Magnetic Ordering in Ultrasmall Potassium Ferrite Nanoparticles Grown on Graphene Nanoflakes

Ferdinand Hof; Lorenzo Poggini; Edwige Otero; Benoît Gobaut; Mathieu Gonidec; Mathieu Duttine; Patrick Rosa; Olivier Sandre; Alain Pénicaud

doi:10.1021/acsami.1c19353

Magnetic Ordering in Ultrasmall Potassium Ferrite Nanoparticles Grown on Graphene Nanoflakes

ACS Appl Mater Interfaces. 2022 Jan 19;14(2):3130-3142. doi: 10.1021/acsami.1c19353. Epub 2022 Jan 4.

Authors

Ferdinand Hof¹, Lorenzo Poggini², Edwige Otero³, Benoît Gobaut³, Mathieu Gonidec², Mathieu Duttine², Patrick Rosa², Olivier Sandre⁴, Alain Pénicaud¹

Affiliations

¹ University of Bordeaux, CNRS, Centre de Recherche Paul Pascal, UMR5031, 33600 Pessac, France.
² University of Bordeaux, CNRS, Bordeaux-INP, ICMCB, UMR 5026, F-33600 Pessac, Cedex, France.
³ Synchrotron SOLEIL, L'Orme des Merisiers Saint Aubin, BP 48, F-91192 Gif sur Yvette, France.
⁴ University of Bordeaux, CNRS, Bordeaux INP, LCPO, UMR-5629, F-33600 Pessac, France.

PMID: 34981916
DOI: 10.1021/acsami.1c19353

Abstract

Magnetic nanoparticles are central to the development of efficient hyperthermia treatments, magnetic drug carriers, and multimodal contrast agents. While the magnetic properties of small crystalline iron oxide nanoparticles are well understood, the superparamagnetic size limit constitutes a significant barrier for further size reduction. Iron (oxy)hydroxide phases, albeit very common in the natural world, are far less studied, generally due to their poor crystallinity. Templating ultrasmall nanoparticles on substrates such as graphene is a promising method to prevent aggregation, typically an issue for both material characterization and applications. We generate ultrasmall nanoparticles, directly on the carbon framework by the reaction of a graphenide potassium solution, charged graphene flakes, with iron(II) salts. After mild water oxidation, the obtained composite material consists of ultrasmall potassium ferrite nanoparticles bound to the graphene nanoflakes. Magnetic properties as evidenced by magnetometry and X-ray magnetic circular dichroism, with open magnetic hysteresis loops near room temperature, are widely different from classical ultrasmall superparamagnetic iron oxide nanoparticles. The large value obtained for the effective magnetic anisotropy energy density K_eff accounts for the presence of magnetic ordering at rather high temperatures.

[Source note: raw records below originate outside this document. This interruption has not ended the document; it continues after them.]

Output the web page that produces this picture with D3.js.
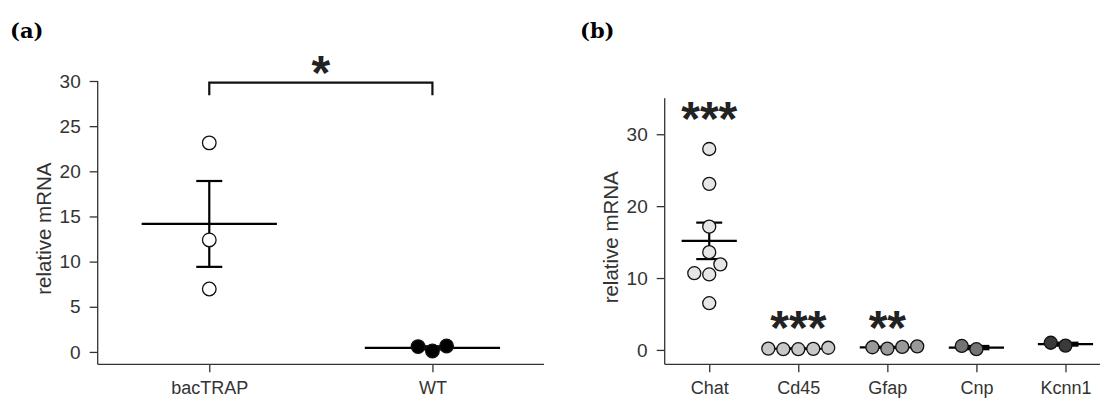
<!DOCTYPE html>
<html>
<head>
<meta charset="utf-8">
<script src="https://cdn.jsdelivr.net/npm/d3@7"></script>
<style>
  body { margin: 0; background: #fff; }
  .axis path, .axis line { stroke: #333; stroke-width: 1.3; }
  .axis text { font-family: 'Liberation Sans', Arial, sans-serif; font-size: 19px; fill: #333; }
  .xaxis text { font-size: 18px; }
  .ylabel { font-family: 'Liberation Sans', Arial, sans-serif; font-size: 20.5px; fill: #333; }
  .star { font-family: 'Liberation Sans', Arial, sans-serif; font-weight: bold; font-size: 48px; fill: #222; }
  .panel { font-family: 'DejaVu Serif', serif; font-weight: bold; font-size: 21px; fill: #000; }
</style>
</head>
<body>
<div class="chart"></div>
<script>
// ---- data (a) ----
const groupsA = ['bacTRAP', 'WT'];
const bacTRAPValues = [23.15, 12.4, 6.97];
const wtValues = [0.59, 0.11, 0.66];
const fillsA = ['#fff', '#000'];
const ticksA = [0, 5, 10, 15, 20, 25, 30];

// ---- data (b) ----
const genes = ['Chat', 'Cd45', 'Gfap', 'Cnp', 'Kcnn1'];
const chatValues = [27.95, 23.1, 17.15, 13.6, 11.9, 10.67, 10.5, 6.5];
const cd45Values = [0.18, 0.1, 0.1, 0.15, 0.3];
const gfapValues = [0.37, 0.18, 0.42, 0.5];
const cnpValues = [0.55, 0.1];
const kcnn1Values = [1.0, 0.6];
const fillsB = ['#e6e6e6', '#c8c8c8', '#999999', '#737373', '#3a3a3a'];
const starsB = ['***', '***', '**', '', ''];
const ticksB = [0, 10, 20, 30];

const svg = d3.select('.chart').append('svg')
  .attr('width', 1100).attr('height', 398);

// 平均與標準誤
const sem = v => d3.deviation(v) / Math.sqrt(v.length);

// 簡單的 beeswarm：由小到大放，找離中心最近又不重疊的位置
function swarm(values, y, minDist){
  const placed = [];
  const order = values.map((v, i) => i).sort((a, b) => values[a] - values[b]);
  const out = new Array(values.length);
  order.forEach(i => {
    const py = y(values[i]);
    let cands = [0];
    placed.forEach(p => {
      const dy = Math.abs(p.y - py);
      if (dy < minDist){
        const dx = Math.sqrt(minDist * minDist - dy * dy);
        cands.push(p.x - dx, p.x + dx);
      }
    });
    cands = cands.filter(cx => placed.every(p => Math.hypot(p.x - cx, p.y - py) >= minDist - 0.01))
                 .sort((a, b) => (Math.abs(a) - Math.abs(b)) || (a - b));
    const pt = {x: cands[0], y: py};
    placed.push(pt);
    out[i] = pt;
  });
  return out;
}

function drawPanel(opt){
  const g = svg.append('g');
  const x = d3.scalePoint().domain(opt.cats).range(opt.xRange).padding(0.5);
  const y = d3.scaleLinear().domain(opt.yDomain).range(opt.yRange);
  const step = x.step();

  // axes
  g.append('g').attr('class', 'axis')
    .attr('transform', `translate(${opt.xRange[0]},0)`)
    .call(d3.axisLeft(y).tickValues(opt.ticks).tickSize(8).tickSizeOuter(0).tickPadding(9));
  g.append('g').attr('class', 'axis xaxis')
    .attr('transform', `translate(0,${opt.yRange[0]})`)
    .call(d3.axisBottom(x).tickSize(8).tickSizeOuter(0).tickPadding(9));
  g.selectAll('.axis .domain').remove();
  // 軸線自己畫（沒有外側刻度）
  g.append('line').attr('x1', opt.xRange[0]).attr('x2', opt.xRange[0])
    .attr('y1', opt.yRange[0]).attr('y2', opt.yRange[1])
    .style('stroke', '#333').style('stroke-width', 1.3);
  g.append('line').attr('x1', opt.xRange[0]).attr('x2', opt.xRange[1])
    .attr('y1', opt.yRange[0]).attr('y2', opt.yRange[0])
    .style('stroke', '#333').style('stroke-width', 1.3);

  g.append('text').attr('class', 'ylabel')
    .attr('transform', `translate(${opt.xRange[0] - 47},${(opt.yRange[0] + opt.yRange[1]) / 2 + 6}) rotate(-90)`)
    .attr('text-anchor', 'middle').text('relative mRNA');

  // mean + sem
  opt.series.forEach((vals, i) => {
    const cx = x(opt.cats[i]);
    const m = d3.mean(vals), s = sem(vals);
    const cap = 13, half = step * opt.meanFrac;
    g.append('line').attr('x1', cx - half).attr('x2', cx + half)
      .attr('y1', y(m)).attr('y2', y(m))
      .style('stroke', '#000').style('stroke-width', 2.2);
    g.append('line').attr('x1', cx).attr('x2', cx)
      .attr('y1', y(m - s)).attr('y2', y(m + s))
      .style('stroke', '#000').style('stroke-width', 2.2);
    [m - s, m + s].forEach(v => {
      g.append('line').attr('x1', cx - cap).attr('x2', cx + cap)
        .attr('y1', y(v)).attr('y2', y(v))
        .style('stroke', '#000').style('stroke-width', 2.2);
    });
  });

  // points
  opt.series.forEach((vals, i) => {
    const cx = x(opt.cats[i]);
    const pts = swarm(vals, y, opt.minDist);
    g.selectAll(null).data(pts).join('circle')
      .attr('cx', d => cx + d.x).attr('cy', d => d.y).attr('r', opt.r)
      .style('fill', opt.fills[i]).style('stroke', '#111').style('stroke-width', 1.3);
  });

  return {g, x, y};
}

// ---- panel (a) ----
const pa = drawPanel({
  cats: groupsA, series: [bacTRAPValues, wtValues], fills: fillsA, ticks: ticksA,
  xRange: [97.7, 544], yDomain: [-1.37, 30], yRange: [364.3, 81],
  meanFrac: 0.303, r: 6.8, minDist: 15
});
// 顯著性括號
const bx1 = pa.x('bacTRAP'), bx2 = pa.x('WT'), by = 82.7;
pa.g.append('path')
  .attr('d', `M${bx1},${by + 12.5}V${by}H${bx2}V${by + 12.5}`)
  .style('fill', 'none').style('stroke', '#111').style('stroke-width', 2.2);
pa.g.append('text').attr('class', 'star').attr('text-anchor', 'middle')
  .attr('x', (bx1 + bx2) / 2).attr('y', 89).text('*');

// ---- panel (b) ----
const pb = drawPanel({
  cats: genes, series: [chatValues, cd45Values, gfapValues, cnpValues, kcnn1Values],
  fills: fillsB, ticks: ticksB,
  xRange: [664.7, 1110], yDomain: [-2, 35], yRange: [364.3, 98.3],
  meanFrac: 0.31, r: 6.5, minDist: 15
});
pb.g.selectAll('.starb').data(starsB).join('text').attr('class', 'star')
  .attr('text-anchor', 'middle')
  .attr('x', (d, i) => pb.x(genes[i]))
  .attr('y', (d, i) => i === 0 ? 134.5 : 343.5)
  .text(d => d);

// panel labels
svg.append('text').attr('class', 'panel').attr('x', 10).attr('y', 38).text('(a)');
svg.append('text').attr('class', 'panel').attr('x', 580).attr('y', 38).text('(b)');
</script>
</body>
</html>
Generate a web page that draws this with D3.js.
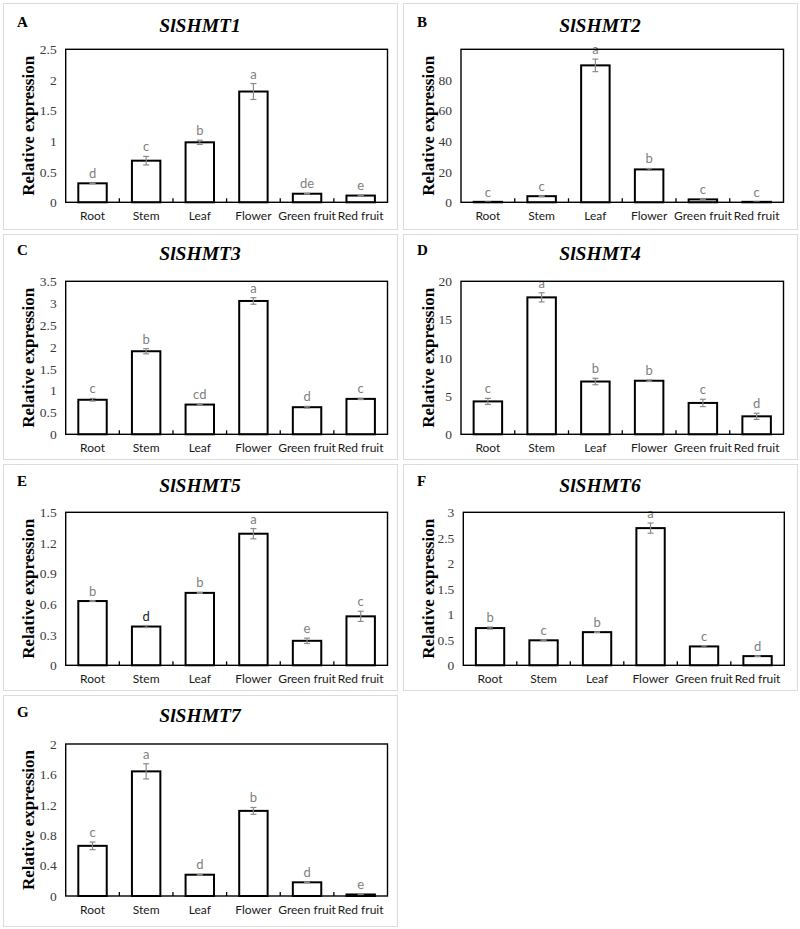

The synthesis of ultrasmall potassium ferrite nanoparticles under such mild conditions is remarkable given the harsh conditions used for the classical syntheses of bulk potassium ferrites. Moreover, the potassium incorporation in the crystal lattice occurs in the presence of potassium cations under mild conditions. A transfer of this method to related reactions would be of great interest, which underlines the synthetic value of this study. These findings also give another view on the previously reported electrocatalytic properties of these nanocomposite materials, especially for the sought-after oxygen reduction/evolution reaction. Finally, their longitudinal and transverse proton NMR relaxivities when dispersed in water were assessed at 37 °C under a magnetic field of 1.41 T, allowing potential applications in biological imaging.

Keywords: XMCD; ferromagnetism; graphene nanoflakes; nanocomposite; potassium ferrites; ultrasmall nanoparticles.